You might say, “But Fr. Joseph, those are all just bureaucracy, what does that have to do with the Kingdom of God?” If we let “bureaucracy” mean “working through systems” then the Jesus who we follow engaged it completely from the process of maturing in the womb and being birthed to working his way through a fallen, failing “justice” system before his crucifixion. Jesus the incarnate God lived in our bureaucracy and told us to know that the kingdom of God has come near.

Jesus didn’t send out the 70 to post fliers hoping new people would come back to him. He sent them, like our deacon will do in a few minutes, to proclaim good news to real, live, people they encountered.
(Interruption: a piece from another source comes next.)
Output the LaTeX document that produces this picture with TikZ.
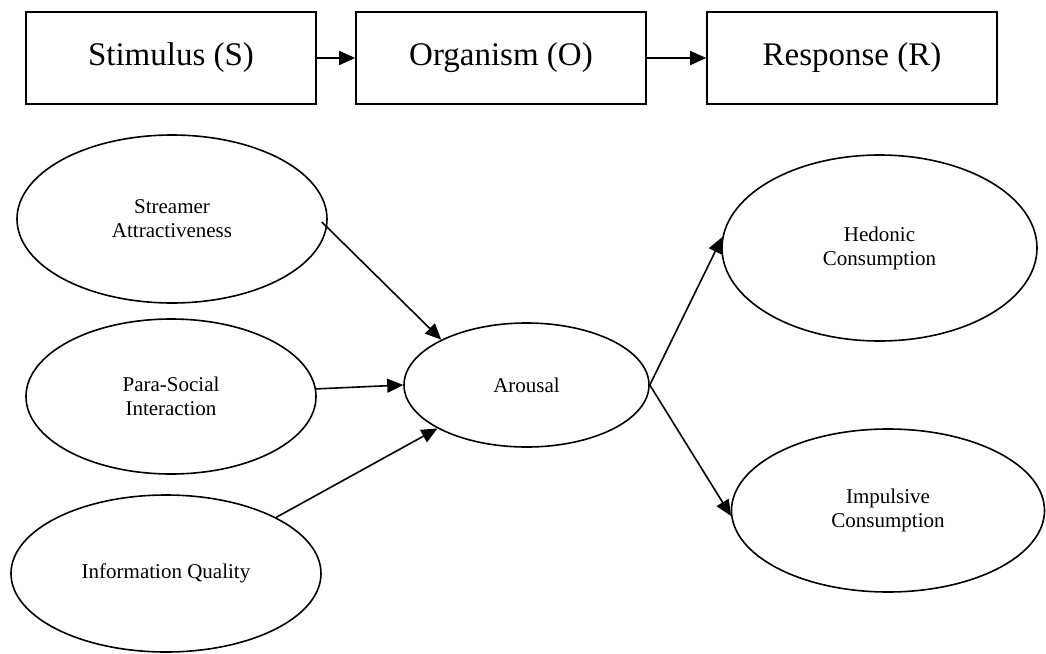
\documentclass[tikz,border=0pt]{standalone}
\usepackage{fontspec}
\setmainfont{Liberation Serif}
\usetikzlibrary{shapes.geometric,arrows.meta}
\begin{document}
\begin{tikzpicture}[x=1pt,y=-1pt,
  stagebox/.style={draw, line width=1.6pt, minimum width=290pt, minimum height=92pt, inner sep=0pt, font=\fontsize{33}{38}\selectfont},
  construct/.style={draw, ellipse, line width=1.6pt, inner sep=0pt, align=center, font=\fontsize{21}{24}\selectfont},
  link/.style={line width=1.6pt, -{Triangle[length=16pt,width=14pt]}}]
\useasboundingbox (0,0) rectangle (1046,653);
% top row
\node[stagebox] (S) at (171,58) {Stimulus (S)};
\node[stagebox] (O) at (501,58) {Organism (O)};
\node[stagebox] (R) at (852,58) {Response (R)};
\draw[link] (S.east) -- (O.west);
\draw[link] (O.east) -- (R.west);
% constructs
\node[construct, minimum width=310pt, minimum height=168pt] (sa) at (172,219) {Streamer\\Attractiveness};
\node[construct, minimum width=290pt, minimum height=155pt] (psi) at (171,396.5) {Para-Social\\Interaction};
\node[construct, minimum width=310pt, minimum height=157pt] (iq) at (166,573.5) {Information Quality};
\node[construct, minimum width=245pt, minimum height=124pt] (ar) at (526.5,385) {Arousal};
\node[construct, minimum width=315pt, minimum height=186pt] (hc) at (879.5,248) {Hedonic\\Consumption};
\node[construct, minimum width=313pt, minimum height=163pt] (ic) at (888,510.5) {Impulsive\\Consumption};
\coordinate (saout) at ([shift={(-6,3)}]sa.east);
\draw[link] (saout) -- (ar.152.8);
\draw[link] (psi.3) -- (ar.180);
\draw[link] (iq.27) -- (ar.206.9);
\draw[link] (ar.east) -- (hc.176);
\draw[link] (ar.east) -- (ic.182.3);
\end{tikzpicture}
\end{document}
To share their testimony of how God was changing the world, and to come back to strengthen others with what they saw. This season after Pentecost is about strengthening disciples to proclaim the Good News of the Resurrection, and I’m with you for six more weeks or so of them.

I was just coming into The Episcopal Church when Gerald Ford died; this prompted my Southern Baptist mother to ask me in a joking form, “What’s the one thing an Episcopalian won’t share with you?” I said I didn’t know. Her punch line was “His faith.” I was incensed then but now wonder if this might not be too true.

The kingdom of God has drawn near! Where have you seen it? Who are you telling? Are you sharing everything you have with others except your faith?